-- Data --
========
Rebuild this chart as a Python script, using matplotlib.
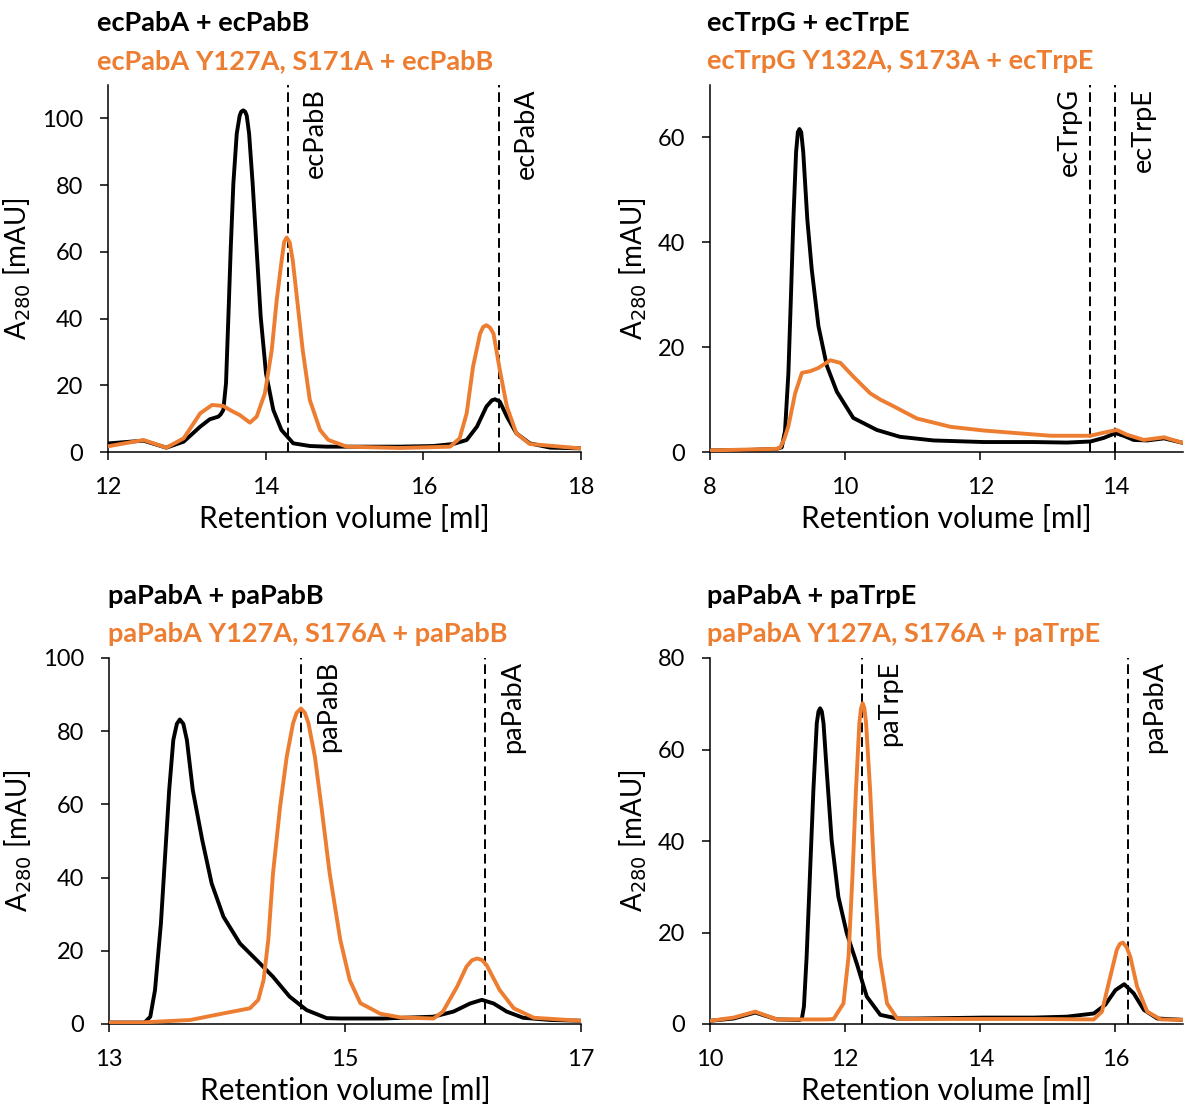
import numpy as np
import matplotlib
matplotlib.use('Agg')
import matplotlib.pyplot as plt
from matplotlib.transforms import blended_transform_factory

plt.rcParams['font.family'] = ['Lato', 'DejaVu Sans']

ORANGE = '#ED7D31'

# --- panel 1: ecPabA + ecPabB ---
p1_wt_x = [12.02, 12.45, 12.74, 12.96, 13.17, 13.29, 13.40, 13.43, 13.463, 13.497, 13.527, 13.556, 13.59, 13.633,
           13.67, 13.69, 13.716, 13.74, 13.76, 13.79, 13.835, 13.886, 13.937, 14.004, 14.097, 14.20, 14.35, 14.56,
           14.77, 15.07, 15.70, 16.13, 16.38, 16.55, 16.68, 16.80, 16.87, 16.91, 16.97, 17.06, 17.18, 17.35,
           17.61, 17.99]
p1_wt_y = [2.6, 3.4, 1.3, 3.1, 7.6, 9.8, 10.6, 11.3, 12.6, 20.6, 40.5, 60.5, 80.4, 95.4,
           100.8, 102.0, 102.4, 102.0, 100.8, 95.4, 80.4, 60.5, 40.5, 23.6, 12.6, 6.6, 2.6, 1.8,
           1.6, 1.6, 1.6, 1.8, 2.4, 3.6, 7.6, 13.6, 15.5, 15.8, 15.1, 10.6, 5.6, 2.6,
           1.3, 1.1]
p1_mut_x = [12.02, 12.45, 12.74, 12.96, 13.17, 13.32, 13.46, 13.57, 13.67, 13.80, 13.886, 13.99, 14.077, 14.14,
            14.203, 14.235, 14.267, 14.305, 14.343, 14.40, 14.47, 14.56, 14.69, 14.795, 15.03, 15.70, 16.34,
            16.46, 16.55, 16.63, 16.72, 16.76, 16.80, 16.845, 16.89, 16.97, 17.06, 17.18, 17.35, 17.99]
p1_mut_y = [1.8, 3.6, 1.3, 4.1, 11.6, 14.1, 13.8, 12.3, 11.1, 8.8, 10.6, 17.6, 30.5, 45.5,
            57.5, 63.0, 64.3, 62.8, 57.5, 45.5, 30.5, 15.6, 6.6, 3.6, 1.6, 1.2, 1.6,
            4.1, 11.6, 25.5, 35.5, 37.5, 38.0, 37.3, 35.5, 24.6, 13.6, 5.6, 2.4, 1.1]

# --- panel 2: ecTrpG + ecTrpE ---
p2_wt_x = [8.0, 8.59, 8.99, 9.062, 9.11, 9.16, 9.195, 9.234, 9.274, 9.30, 9.324, 9.35, 9.38, 9.44, 9.506,
           9.605, 9.728, 9.877, 10.12, 10.47, 10.81, 11.31, 12.05, 12.79, 13.28, 13.63, 13.83, 14.0, 14.12,
           14.27, 14.47, 14.72, 15.01]
p2_wt_y = [0.3, 0.4, 0.6, 0.9, 4.0, 15.0, 28.5, 44.4, 57.2, 61.0, 61.6, 61.0, 57.2, 44.4, 34.8,
           24.0, 16.5, 11.5, 6.5, 4.2, 2.9, 2.2, 1.9, 1.9, 1.8, 2.0, 2.7, 3.6, 3.1,
           2.3, 2.2, 2.6, 1.7]
p2_mut_x = [8.0, 8.99, 9.04, 9.10, 9.16, 9.26, 9.36, 9.48, 9.60, 9.78, 9.93, 10.12, 10.37, 10.52, 10.72,
            11.06, 11.56, 12.05, 12.54, 13.04, 13.63, 13.83, 14.02, 14.17, 14.42, 14.72, 15.01]
p2_mut_y = [0.3, 0.6, 0.9, 2.5, 4.9, 11.2, 15.1, 15.4, 16.0, 17.5, 17.0, 14.4, 11.2, 10.0, 8.7,
            6.4, 4.8, 4.1, 3.6, 3.1, 3.1, 3.7, 4.2, 3.3, 2.3, 2.8, 1.7]

# --- panel 3: paPabA + paPabB ---
p3_wt_x = [13.01, 13.29, 13.305, 13.35, 13.39, 13.44, 13.475, 13.51, 13.545, 13.575, 13.60, 13.63, 13.66, 13.71,
           13.79, 13.87, 13.97, 14.11, 14.25, 14.39, 14.53, 14.675, 14.845, 14.96, 15.32, 15.75, 15.92, 16.06,
           16.16, 16.26, 16.37, 16.51, 16.74, 16.99]
p3_wt_y = [0.4, 0.4, 0.5, 2.0, 9.3, 27.5, 45.7, 63.9, 77.6, 82.0, 83.2, 82.0, 77.6, 63.9,
           50.3, 38.4, 29.3, 22.0, 17.5, 12.9, 7.5, 3.8, 1.6, 1.5, 1.5, 2.0, 3.4, 5.6,
           6.6, 5.6, 3.4, 1.7, 1.1, 0.9]
p3_mut_x = [13.01, 13.26, 13.69, 13.97, 14.195, 14.265, 14.31, 14.35, 14.39, 14.45, 14.506, 14.56, 14.59, 14.627,
            14.66, 14.69, 14.745, 14.80, 14.87, 14.96, 15.04, 15.13, 15.30, 15.47, 15.75, 15.83, 15.95, 16.03,
            16.075, 16.12, 16.16, 16.20, 16.31, 16.43, 16.60, 16.99]
p3_mut_y = [0.4, 0.4, 1.1, 2.9, 4.3, 6.6, 12.0, 23.0, 41.2, 59.4, 73.0, 82.2, 85.0, 86.2,
            85.0, 82.2, 73.0, 59.4, 41.2, 23.0, 12.0, 5.7, 2.8, 1.8, 1.5, 3.4, 10.2, 15.7,
            17.4, 17.9, 17.5, 16.1, 9.3, 4.3, 1.7, 0.9]

# --- panel 4: paPabA + paTrpE ---
p4_wt_x = [10.0, 10.35, 10.67, 10.99, 11.33, 11.36, 11.39, 11.43, 11.48, 11.53, 11.58, 11.605, 11.63, 11.655,
           11.68, 11.73, 11.80, 11.90, 12.025, 12.17, 12.32, 12.52, 12.77, 13.06, 14.05, 14.79, 15.28, 15.68,
           15.85, 16.00, 16.13, 16.27, 16.42, 16.62, 17.01]
p4_wt_y = [0.7, 1.2, 2.5, 1.0, 0.9, 1.2, 3.8, 14.7, 32.9, 51.1, 65.7, 68.3, 69.0, 68.3,
           65.7, 54.8, 40.2, 27.8, 19.8, 13.3, 6.0, 2.0, 1.2, 1.2, 1.4, 1.4, 1.6, 2.3,
           4.2, 7.4, 8.7, 6.7, 3.1, 1.2, 0.9]
p4_mut_x = [10.0, 10.35, 10.67, 10.99, 11.73, 11.83, 11.975, 12.05, 12.11, 12.16, 12.21, 12.235, 12.26, 12.285,
            12.31, 12.37, 12.43, 12.51, 12.62, 12.77, 12.91, 13.31, 14.79, 15.68, 15.80, 15.90, 16.02, 16.065,
            16.11, 16.165, 16.22, 16.32, 16.47, 16.67, 17.01]
p4_mut_y = [0.7, 1.4, 2.7, 1.0, 1.0, 1.1, 4.5, 14.7, 32.9, 51.1, 65.7, 69.0, 70.1, 69.0,
            65.7, 51.1, 32.9, 14.7, 4.5, 1.2, 1.1, 1.1, 1.1, 1.0, 2.7, 8.9, 16.2, 17.5,
            17.8, 16.8, 14.7, 8.2, 2.7, 1.0, 0.9]

titles_wt = ['ecPabA + ecPabB', 'ecTrpG + ecTrpE', 'paPabA + paPabB', 'paPabA + paTrpE']
titles_mut = ['ecPabA Y127A, S171A + ecPabB', 'ecTrpG Y132A, S173A + ecTrpE',
              'paPabA Y127A, S176A + paPabB', 'paPabA Y127A, S176A + paTrpE']

# reference markers: (position, label, side)
markers = [
    [(14.28, 'ecPabB', 'r'), (16.96, 'ecPabA', 'r')],
    [(13.62, 'ecTrpG', 'l'), (14.0, 'ecTrpE', 'r')],
    [(14.63, 'paPabB', 'r'), (16.19, 'paPabA', 'r')],
    [(12.25, 'paTrpE', 'r'), (16.18, 'paPabA', 'r')],
]

xlims = [(12, 18), (8, 15), (13, 17), (10, 17)]
ylims = [(0, 110), (0, 70), (0, 100), (0, 80)]
xticks = [[12, 14, 16, 18], [8, 10, 12, 14], [13, 15, 17], [10, 12, 14, 16]]
yticks = [[0, 20, 40, 60, 80, 100], [0, 20, 40, 60], [0, 20, 40, 60, 80, 100], [0, 20, 40, 60, 80]]

wt_data = [(p1_wt_x, p1_wt_y), (p2_wt_x, p2_wt_y), (p3_wt_x, p3_wt_y), (p4_wt_x, p4_wt_y)]
mut_data = [(p1_mut_x, p1_mut_y), (p2_mut_x, p2_mut_y), (p3_mut_x, p3_mut_y), (p4_mut_x, p4_mut_y)]

W, H = 1184, 1110
fig = plt.figure(figsize=(W / 100, H / 100), dpi=100)

# axes boxes in pixels: left, right, top, bottom
boxes = [(108, 581, 85, 452), (710, 1183, 85, 452), (109, 581, 658, 1024), (710, 1183, 658, 1024)]
title_left = [97, 707, 108, 707]

for i, (l, r, t, b) in enumerate(boxes):
    ax = fig.add_axes([l / W, 1 - b / H, (r - l) / W, (b - t) / H])
    for s in ['top', 'right']:
        ax.spines[s].set_visible(False)
    for s in ['left', 'bottom']:
        ax.spines[s].set_linewidth(1.1)
    ax.tick_params(length=6, width=1.1, pad=12, labelsize=17)

    trans = blended_transform_factory(ax.transData, ax.transAxes)
    for pos, lab, side in markers[i]:
        ax.axvline(pos, color='black', lw=1.4, ls=(0, (5, 2.5)), zorder=1)
        off = 15 if side == 'r' else -8
        ax.annotate(lab, xy=(pos, 1.0), xycoords=trans, xytext=(off, -3), textcoords='offset pixels',
                    rotation=90, ha='left' if side == 'r' else 'right', va='top', fontsize=19.5)

    ax.plot(*wt_data[i], color='black', lw=2.8, solid_joinstyle='round', zorder=3)
    ax.plot(*mut_data[i], color=ORANGE, lw=2.8, solid_joinstyle='round', zorder=4)

    ax.set_xlim(*xlims[i])
    ax.set_ylim(*ylims[i])
    ax.set_xticks(xticks[i])
    ax.set_yticks(yticks[i])
    ax.set_xlabel('Retention volume [ml]', fontsize=21.5, labelpad=5)
    ax.set_ylabel('A$_{280}$ [mAU]', fontsize=20, labelpad=6)

    tx = (title_left[i] - l) / (r - l)
    ax.text(tx, 1.169, titles_wt[i], transform=ax.transAxes, fontsize=19.5, fontweight='bold',
            ha='left', va='center')
    ax.text(tx, 1.066, titles_mut[i], transform=ax.transAxes, fontsize=19.5, fontweight='bold',
            color=ORANGE, ha='left', va='center')

fig.savefig('out.png', dpi=100)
========
-- Given request --
Repeat, exactly and in full, each line from the start of the data to the line that contains "ORANGE = '#ED7D31'". Pictures do not go in.

-- Result of this task --
Rebuild this chart as a Python script, using matplotlib.
import numpy as np
import matplotlib
matplotlib.use('Agg')
import matplotlib.pyplot as plt
from matplotlib.transforms import blended_transform_factory

plt.rcParams['font.family'] = ['Lato', 'DejaVu Sans']

ORANGE = '#ED7D31'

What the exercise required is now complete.